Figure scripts
________________________________________
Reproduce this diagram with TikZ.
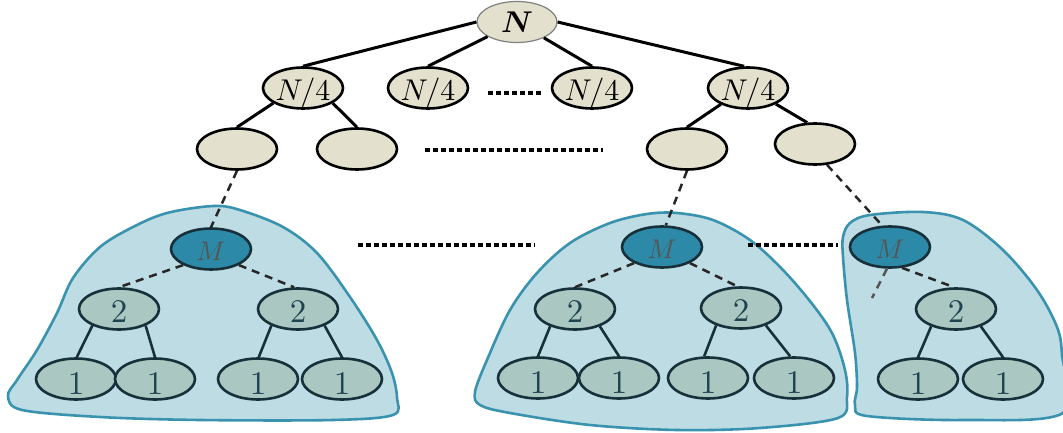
\documentclass[tikz,border=0pt]{standalone}
\usepackage{graphicx}
\usepackage{bm}
\usetikzlibrary{shapes.geometric}
\definecolor{beige}{HTML}{E3E0CD}
\definecolor{blobfill}{HTML}{BEDCE4}
\definecolor{blobline}{HTML}{3A93AE}
\definecolor{mfill}{HTML}{2C8AA8}
\definecolor{leaffill}{HTML}{ABC7C2}
\definecolor{nodeline}{HTML}{17303A}
\definecolor{numtext}{HTML}{1F4450}
\definecolor{mtext}{HTML}{555555}
\definecolor{edgegray}{HTML}{555555}

\tikzset{
  oval/.style={ellipse, minimum width=80pt, minimum height=41pt, inner sep=0pt, line width=2.6pt},
  rootnode/.style={oval, fill=beige, draw=gray, line width=1.2pt},
  upper/.style={oval, fill=beige, draw=black},
  mnode/.style={oval, fill=mfill, draw=nodeline},
  leaf/.style={oval, fill=leaffill, draw=nodeline},
  roottxt/.style={inner sep=0pt, text=black},
  qtxt/.style={inner sep=0pt, text=black, yshift=-5.5pt},
  mtxt/.style={inner sep=0pt, text=mtext, yshift=-2pt},
  twotxt/.style={inner sep=0pt, text=numtext, yshift=-3pt},
  onetxt/.style={inner sep=0pt, text=numtext, yshift=-5pt},
  treeedge/.style={line width=3pt, black},
  leafedge/.style={line width=2.6pt, nodeline},
  dashedge/.style={line width=2.5pt, black!85, dash pattern=on 8pt off 6pt},
  grayedge/.style={line width=2.5pt, edgegray, dash pattern=on 8pt off 6pt},
  ellipsis/.style={line width=4.5pt, black, dash pattern=on 4.5pt off 3.5pt},
  blob/.style={line width=2.6pt, draw=blobline, fill=blobfill},
}
\newcommand{\rootlbl}{\scalebox{3}{$\bm{N}$}}
\newcommand{\qlbl}{\scalebox{3}{$N/4$}}
\newcommand{\mlbl}{\scalebox{2.7}{$M$}}
\newcommand{\twolbl}{\scalebox{3.3}{2}}
\newcommand{\onelbl}{\scalebox{3.3}{1}}

\begin{document}
\begin{tikzpicture}[x=1pt,y=-1pt]
\useasboundingbox (0,0) rectangle (1063,433);

% subtree regions
\draw[blob] plot[smooth cycle, tension=0.55] coordinates {
  (8,396) (17,380) (37,350) (57,313) (73,278) (100,247) (133,227) (167,213)
  (213,206) (240,210) (283,227) (317,253) (350,297) (377,340) (392,373)
  (397,398) (393,415) (333,420) (200,420) (100,417) (22,410)};
\draw[blob] plot[smooth cycle, tension=0.55] coordinates {
  (475,392) (487,360) (510,310) (537,273) (570,243) (610,223) (647,214)
  (677,213) (713,220) (750,240) (783,270) (813,305) (833,335) (845,370)
  (847,397) (838,418) (760,428) (677,430) (590,425) (510,413) (480,405)};
\draw[blob] plot[smooth cycle, tension=0.55] coordinates {
  (843,257) (843,237) (850,223) (870,215) (923,212) (963,220) (1003,250)
  (1037,290) (1057,327) (1062,355) (1063,413) (963,420) (867,416) (855,405)
  (857,387) (855,353) (847,300)};

% upper tree
\node[rootnode, label={[roottxt]center:\rootlbl}] (root) at (517,22) {};
\node[upper, label={[qtxt]center:\qlbl}] (q1) at (303,88) {};
\node[upper, label={[qtxt]center:\qlbl}] (q2) at (428,88) {};
\node[upper, label={[qtxt]center:\qlbl}] (q3) at (592,88) {};
\node[upper, label={[qtxt]center:\qlbl}] (q4) at (748,88) {};
\node[upper] (l3a) at (237,149) {};
\node[upper] (l3b) at (357,149) {};
\node[upper] (l3c) at (687,149) {};
\node[upper] (l3d) at (815,144) {};

% first subtree
\node[mnode, label={[mtxt]center:\mlbl}] (m1) at (211,249) {};
\node[leaf, label={[twotxt]center:\twolbl}] (t1a) at (119,309) {};
\node[leaf, label={[twotxt]center:\twolbl}] (t1b) at (298,309) {};
\node[leaf, label={[onetxt]center:\onelbl}] (o1a) at (76,379) {};
\node[leaf, label={[onetxt]center:\onelbl}] (o1b) at (155,379) {};
\node[leaf, label={[onetxt]center:\onelbl}] (o1c) at (258,379) {};
\node[leaf, label={[onetxt]center:\onelbl}] (o1d) at (342,379) {};

% second subtree
\node[mnode, label={[mtxt]center:\mlbl}] (m2) at (662,247) {};
\node[leaf, label={[twotxt]center:\twolbl}] (t2a) at (575,309) {};
\node[leaf, label={[twotxt]center:\twolbl}] (t2b) at (741,308) {};
\node[leaf, label={[onetxt]center:\onelbl}] (o2a) at (538,378) {};
\node[leaf, label={[onetxt]center:\onelbl}] (o2b) at (619,378) {};
\node[leaf, label={[onetxt]center:\onelbl}] (o2c) at (708,378) {};
\node[leaf, label={[onetxt]center:\onelbl}] (o2d) at (794,378) {};

% third subtree
\node[mnode, label={[mtxt]center:\mlbl}] (m3) at (890,247) {};
\node[leaf, label={[twotxt]center:\twolbl}] (t3) at (956,309) {};
\node[leaf, label={[onetxt]center:\onelbl}] (o3a) at (918,379) {};
\node[leaf, label={[onetxt]center:\onelbl}] (o3b) at (1003,379) {};
\coordinate (m3free) at (872,298);

% edges of the upper tree
\draw[treeedge] (root.west) -- (q1.north);
\draw[treeedge] (root) -- (q2.north);
\draw[treeedge] (root) -- (q3.north);
\draw[treeedge] (root.east) -- (q4.100);
\draw[treeedge] (q1.207) -- (l3a.north);
\draw[treeedge] (q1.333) -- (l3b.north);
\draw[treeedge] (q4.211) -- (l3c.north);
\draw[treeedge] (q4.330) -- (l3d.110);

% links down into the subtrees
\draw[dashedge] (l3a.south) -- (m1.north);
\draw[dashedge] (l3c.south) -- (m2.80);
\draw[dashedge] (l3d.300) -- (m3.110);

% edges inside the subtrees
\draw[dashedge] (m1.210) -- (t1a.north);
\draw[dashedge] (m1.330) -- (t1b.100);
\draw[leafedge] (t1a.212) -- (o1a.88);
\draw[leafedge] (t1a.328) -- (o1b.90);
\draw[leafedge] (t1b.212) -- (o1c.88);
\draw[leafedge] (t1b.328) -- (o1d.90);

\draw[dashedge] (m2.210) -- (t2a.north);
\draw[dashedge] (m2.330) -- (t2b.100);
\draw[leafedge] (t2a.215) -- (o2a.90);
\draw[leafedge] (t2a.325) -- (o2b.90);
\draw[leafedge] (t2b.215) -- (o2c.100);
\draw[leafedge] (t2b.325) -- (o2d.100);

\draw[dashedge] (m3.300) -- (t3.95);
\draw[grayedge] (m3.262) -- (m3free);
\draw[leafedge] (t3.215) -- (o3a.90);
\draw[leafedge] (t3.325) -- (o3b.90);

% ellipsis marks for omitted siblings
\draw[ellipsis] (488,93) -- (543,93);
\draw[ellipsis] (425,150) -- (603,150);
\draw[ellipsis] (358,245) -- (535,245);
\draw[ellipsis] (748,245) -- (838,245);
\end{tikzpicture}
\end{document}
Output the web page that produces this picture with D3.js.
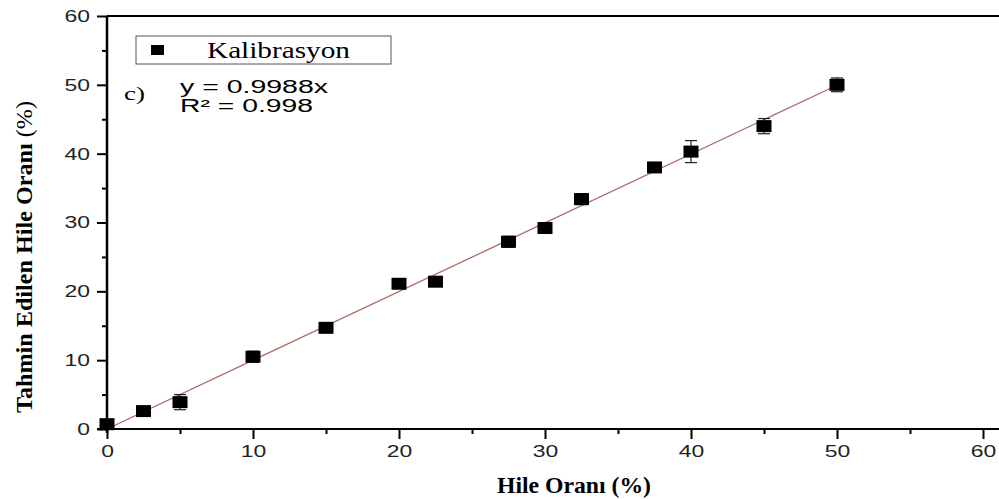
<!DOCTYPE html>
<html lang="tr">
<head>
<meta charset="utf-8">
<title>Kalibrasyon</title>
<script src="https://cdnjs.cloudflare.com/ajax/libs/d3/7.8.5/d3.min.js"></script>
<style>
  body { margin: 0; background: #fff; }
  .tick text { font-family: "Liberation Sans", Arial, sans-serif; font-size: 17px; fill: #222; }
  .axis path, .axis line { stroke: #000; }
  .serif { font-family: "Liberation Serif", "Times New Roman", serif; }
  .sans { font-family: "Liberation Sans", Arial, sans-serif; }
</style>
</head>
<body>
<svg width="999" height="499"></svg>
<script>
// data
var hile = [0, 2.5, 5, 10, 15, 20, 22.5, 27.5, 30, 32.5, 37.5, 40, 45, 50];
var tahmin = [0.7, 2.6, 3.9, 10.5, 14.7, 21.1, 21.4, 27.2, 29.2, 33.4, 38.0, 40.3, 44.0, 50.0];
var hata = [0.3, 0.3, 1.1, 0.8, 0.4, 0.3, 0.3, 0.8, 0.3, 0.8, 0.3, 1.6, 1.1, 1.0];
var xTicks = [0, 10, 20, 30, 40, 50, 60];
var yTicks = [0, 10, 20, 30, 40, 50, 60];
var slope = 0.9988;

// the original picture is stretched sideways, so text gets widened too
var stretch = 1.35;

var svg = d3.select("svg"),
    margin = {top: 16, right: 16, bottom: 70, left: 107},
    width = 983 - margin.left,
    height = 429 - margin.top;

var x = d3.scaleLinear().domain([0, 60]).range([0, width]),
    y = d3.scaleLinear().domain([0, 60]).range([height, 0]);

var g = svg.append("g")
    .attr("transform", "translate(" + margin.left + "," + margin.top + ")");

// frame (top line runs off to the right edge)
g.append("line").attr("x1", 0).attr("x2", 999 - margin.left)
  .attr("y1", 0).attr("y2", 0).attr("stroke", "#000").attr("stroke-width", 2);

// minor ticks
g.append("g")
  .attr("class", "axis")
  .attr("transform", "translate(0," + height + ")")
  .call(d3.axisBottom(x).tickValues(d3.range(5, 60, 10)).tickSize(5).tickFormat(""))
  .call(function(s) { s.select(".domain").remove(); })
  .selectAll("line").attr("stroke-width", 2);
g.append("g")
  .attr("class", "axis")
  .call(d3.axisLeft(y).tickValues(d3.range(5, 60, 10)).tickSize(5).tickFormat(""))
  .call(function(s) { s.select(".domain").remove(); })
  .selectAll("line").attr("stroke-width", 2);

// major axes
var xa = g.append("g")
  .attr("class", "axis")
  .attr("transform", "translate(0," + height + ")")
  .call(d3.axisBottom(x).tickValues(xTicks).tickSize(10).tickSizeOuter(0).tickPadding(6));
xa.select(".domain").attr("d", "M-10,0H" + (999 - margin.left)).attr("stroke-width", 2);
xa.selectAll("line").attr("stroke-width", 2);
xa.selectAll(".tick text").attr("transform", "scale(" + stretch + ",1)");

var ya = g.append("g")
  .attr("class", "axis")
  .call(d3.axisLeft(y).tickValues(yTicks).tickSize(10).tickSizeOuter(0).tickPadding(7));
ya.select(".domain").attr("d", "M0,0V" + (height + 4)).attr("stroke-width", 2.5);
ya.selectAll("line").attr("stroke-width", 2);
ya.selectAll(".tick text")
  .attr("x", -17 / stretch)
  .attr("transform", "scale(" + stretch + ",1)");

// trend line
g.append("line")
  .attr("x1", x(0)).attr("y1", y(0))
  .attr("x2", x(50)).attr("y2", y(50 * slope))
  .attr("stroke", "#b06a66").attr("stroke-width", 1.3);

var pts = hile.map(function(d, i) { return {x: d, y: tahmin[i], e: hata[i]}; });

// error bars
var eb = g.selectAll(".err").data(pts).enter().append("g").attr("class", "err")
  .attr("stroke", "#222").attr("stroke-width", 1.2);
eb.append("line")
  .attr("x1", function(d) { return x(d.x); }).attr("x2", function(d) { return x(d.x); })
  .attr("y1", function(d) { return y(d.y + d.e); }).attr("y2", function(d) { return y(d.y - d.e); });
eb.append("line")
  .attr("x1", function(d) { return x(d.x) - 6; }).attr("x2", function(d) { return x(d.x) + 6; })
  .attr("y1", function(d) { return y(d.y + d.e); }).attr("y2", function(d) { return y(d.y + d.e); });
eb.append("line")
  .attr("x1", function(d) { return x(d.x) - 6; }).attr("x2", function(d) { return x(d.x) + 6; })
  .attr("y1", function(d) { return y(d.y - d.e); }).attr("y2", function(d) { return y(d.y - d.e); });

// markers
g.selectAll(".pt").data(pts).enter().append("rect")
  .attr("class", "pt")
  .attr("x", function(d) { return x(d.x) - 7.5; })
  .attr("y", function(d) { return y(d.y) - 6; })
  .attr("width", 15).attr("height", 12)
  .attr("fill", "#000");

// legend
svg.append("rect").attr("x", 136).attr("y", 36).attr("width", 255).attr("height", 28)
  .attr("fill", "#fff").attr("stroke", "#555").attr("stroke-width", 1);
svg.append("rect").attr("x", 151).attr("y", 45).attr("width", 13).attr("height", 10).attr("fill", "#000");
svg.append("text").attr("class", "serif").attr("x", 207).attr("y", 58)
  .attr("textLength", 143).attr("lengthAdjust", "spacingAndGlyphs")
  .style("font-size", "23px")
  .text("Kalibrasyon");

svg.append("text").attr("class", "serif").attr("x", 124).attr("y", 100)
  .attr("textLength", 21).attr("lengthAdjust", "spacingAndGlyphs")
  .style("font-size", "19px")
  .text("c)");
svg.append("text").attr("class", "sans").attr("x", 180).attr("y", 93)
  .attr("textLength", 148).attr("lengthAdjust", "spacingAndGlyphs")
  .style("font-size", "18px")
  .text("y = 0.9988x");
svg.append("text").attr("class", "sans").attr("x", 180).attr("y", 112)
  .attr("textLength", 133).attr("lengthAdjust", "spacingAndGlyphs")
  .style("font-size", "18px")
  .text("R² = 0.998");

// axis titles
var yt = svg.append("text").attr("class", "serif")
  .attr("transform", "translate(32,257) rotate(-90)")
  .attr("textLength", 312).attr("lengthAdjust", "spacingAndGlyphs")
  .style("text-anchor", "middle")
  .style("font-size", "24px");
yt.append("tspan").style("font-weight", "bold").text("Tahmin Edilen Hile Oranı ");
yt.append("tspan").text("(%)");

svg.append("text").attr("class", "serif")
  .attr("x", 497).attr("y", 493)
  .attr("textLength", 154).attr("lengthAdjust", "spacingAndGlyphs")
  .style("font-size", "24px")
  .style("font-weight", "bold")
  .text("Hile Oranı (%)");
</script>
</body>
</html>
________________________________________
Work to be completed:
Find "this". Copy every line it occurs in.

Final answer:
Reproduce this diagram with TikZ.
Output the web page that produces this picture with D3.js.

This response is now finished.